- _Dataset excerpt_:
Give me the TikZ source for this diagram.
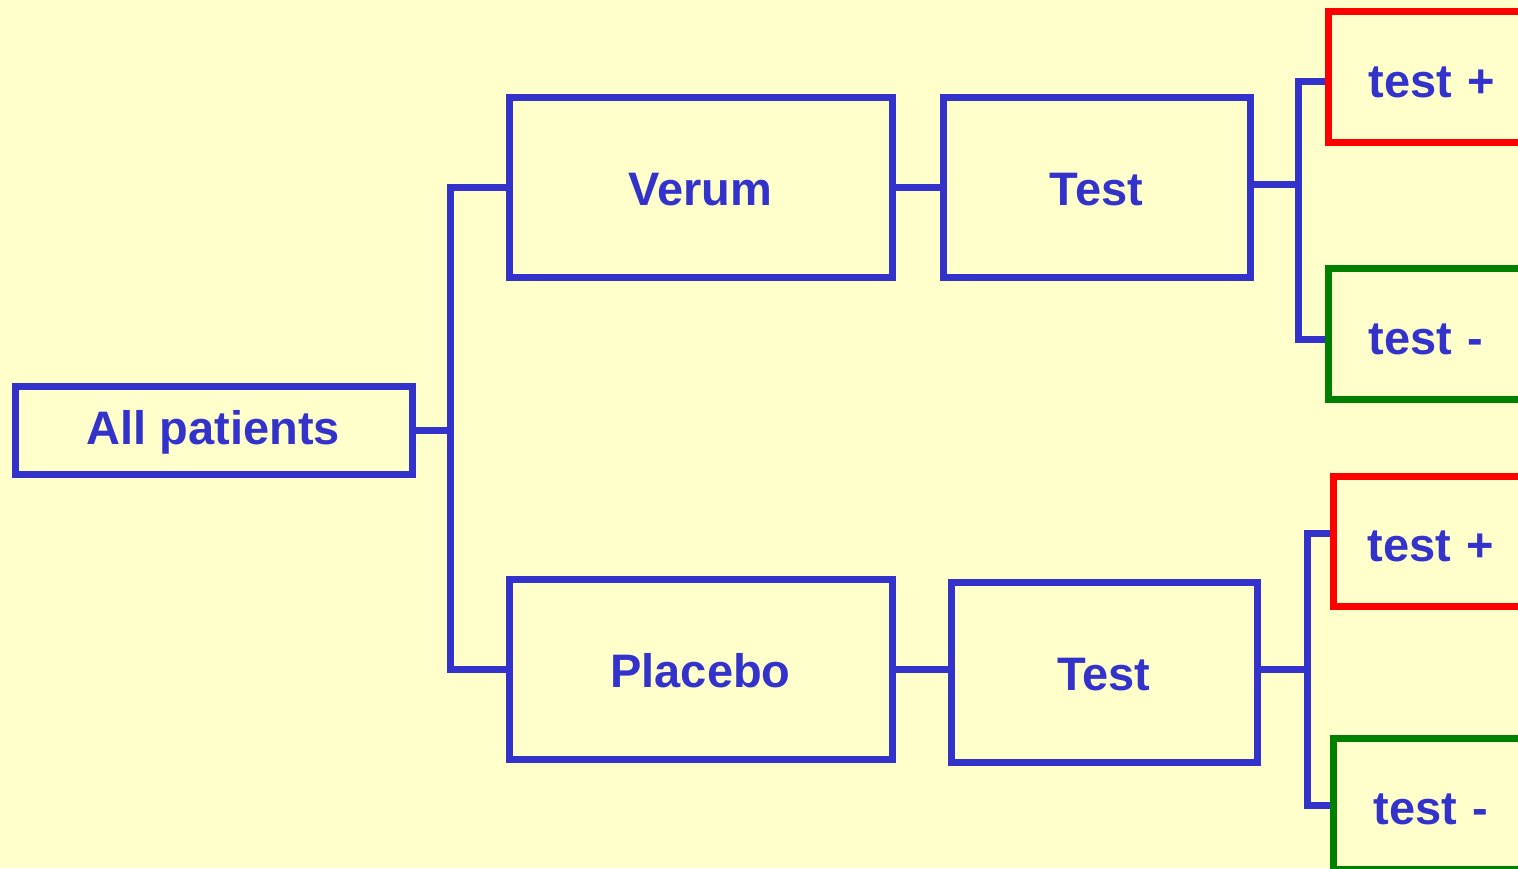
\documentclass[tikz,border=0pt]{standalone}
\usepackage{fontspec}
\setmainfont{Liberation Sans}
\definecolor{boxblue}{RGB}{51,51,204}
\definecolor{paper}{RGB}{255,255,204}
\definecolor{posred}{RGB}{255,0,0}
\definecolor{neggreen}{RGB}{0,128,0}
\begin{document}
\begin{tikzpicture}[x=0.5pt,y=-0.5pt,
  line join=miter,
  lbl/.style={font=\fontsize{23.5pt}{28pt}\selectfont\bfseries, text=boxblue},
  box/.style={lbl, draw=boxblue, line width=3.5pt, inner sep=0pt,
    text height=18.3pt, text depth=0pt},
  leaf/.style={lbl, line width=3.5pt, anchor=west, inner xsep=20pt, inner ysep=0pt,
    text width=100pt, align=left, minimum height=65.5pt,
    text height=20.8pt, text depth=0pt},
  posbox/.style={leaf, draw=posred},
  negbox/.style={leaf, draw=neggreen},
  link/.style={draw=boxblue, line width=3.5pt}]
  % page and background
  \useasboundingbox (0,0) rectangle (1518,868);
  \fill[paper] (0,0) rectangle (1518,868);
  \clip (0,0) rectangle (1518,868);

  % tree nodes
  \node[box, text height=14.3pt, minimum width=198.5pt, minimum height=44pt] (all) at (213.5,430) {All patients};
  \node[box, minimum width=191.5pt, minimum height=90pt] (verum) at (700.5,187) {Verum};
  \node[box, minimum width=153.5pt, minimum height=90pt] (testA) at (1096.5,187) {Test};
  \node[box, minimum width=191.5pt, minimum height=90pt] (placebo) at (700.5,669) {Placebo};
  \node[box, minimum width=153pt, minimum height=90pt] (testB) at (1104,672) {Test};

  % outcome boxes (running off the right edge)
  \node[posbox] (posA) at (1325,76.5) {test +};
  \node[negbox] (negA) at (1325,334) {test -};
  \node[posbox, inner xsep=17pt, minimum height=65pt] (posB) at (1330,541) {test +};
  \node[negbox] (negB) at (1330,804) {test -};

  % connectors
  \draw[link] (all.east) -- ++(17.25pt,0) coordinate (split) |- (verum.west);
  \draw[link] (split) |- (placebo.west);
  \draw[link] (verum) -- (testA);
  \draw[link] (placebo.east) -- (placebo.east -| testB.west);
  \draw[link] ([yshift=1.5pt]testA.east) -- ++(22.25pt,0) coordinate (forkA) |- ([yshift=-2.5pt]posA.west);
  \draw[link] (forkA) |- ([yshift=-2.5pt]negA.west);
  \draw[link] ([yshift=1.5pt]testB.east) -- ++(23.25pt,0) coordinate (forkB) |- ([yshift=4pt]posB.west);
  \draw[link] (forkB) |- ([yshift=-0.5pt]negB.west);
\end{tikzpicture}
\end{document}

- _Instructions for the task_: Give an exact copy of the material, leaving out every picture.

- _Solution for this task_:
Give me the TikZ source for this diagram.
\documentclass[tikz,border=0pt]{standalone}
\usepackage{fontspec}
\setmainfont{Liberation Sans}
\definecolor{boxblue}{RGB}{51,51,204}
\definecolor{paper}{RGB}{255,255,204}
\definecolor{posred}{RGB}{255,0,0}
\definecolor{neggreen}{RGB}{0,128,0}
\begin{document}
\begin{tikzpicture}[x=0.5pt,y=-0.5pt,
  line join=miter,
  lbl/.style={font=\fontsize{23.5pt}{28pt}\selectfont\bfseries, text=boxblue},
  box/.style={lbl, draw=boxblue, line width=3.5pt, inner sep=0pt,
    text height=18.3pt, text depth=0pt},
  leaf/.style={lbl, line width=3.5pt, anchor=west, inner xsep=20pt, inner ysep=0pt,
    text width=100pt, align=left, minimum height=65.5pt,
    text height=20.8pt, text depth=0pt},
  posbox/.style={leaf, draw=posred},
  negbox/.style={leaf, draw=neggreen},
  link/.style={draw=boxblue, line width=3.5pt}]
  % page and background
  \useasboundingbox (0,0) rectangle (1518,868);
  \fill[paper] (0,0) rectangle (1518,868);
  \clip (0,0) rectangle (1518,868);

  % tree nodes
  \node[box, text height=14.3pt, minimum width=198.5pt, minimum height=44pt] (all) at (213.5,430) {All patients};
  \node[box, minimum width=191.5pt, minimum height=90pt] (verum) at (700.5,187) {Verum};
  \node[box, minimum width=153.5pt, minimum height=90pt] (testA) at (1096.5,187) {Test};
  \node[box, minimum width=191.5pt, minimum height=90pt] (placebo) at (700.5,669) {Placebo};
  \node[box, minimum width=153pt, minimum height=90pt] (testB) at (1104,672) {Test};

  % outcome boxes (running off the right edge)
  \node[posbox] (posA) at (1325,76.5) {test +};
  \node[negbox] (negA) at (1325,334) {test -};
  \node[posbox, inner xsep=17pt, minimum height=65pt] (posB) at (1330,541) {test +};
  \node[negbox] (negB) at (1330,804) {test -};

  % connectors
  \draw[link] (all.east) -- ++(17.25pt,0) coordinate (split) |- (verum.west);
  \draw[link] (split) |- (placebo.west);
  \draw[link] (verum) -- (testA);
  \draw[link] (placebo.east) -- (placebo.east -| testB.west);
  \draw[link] ([yshift=1.5pt]testA.east) -- ++(22.25pt,0) coordinate (forkA) |- ([yshift=-2.5pt]posA.west);
  \draw[link] (forkA) |- ([yshift=-2.5pt]negA.west);
  \draw[link] ([yshift=1.5pt]testB.east) -- ++(23.25pt,0) coordinate (forkB) |- ([yshift=4pt]posB.west);
  \draw[link] (forkB) |- ([yshift=-0.5pt]negB.west);
\end{tikzpicture}
\end{document}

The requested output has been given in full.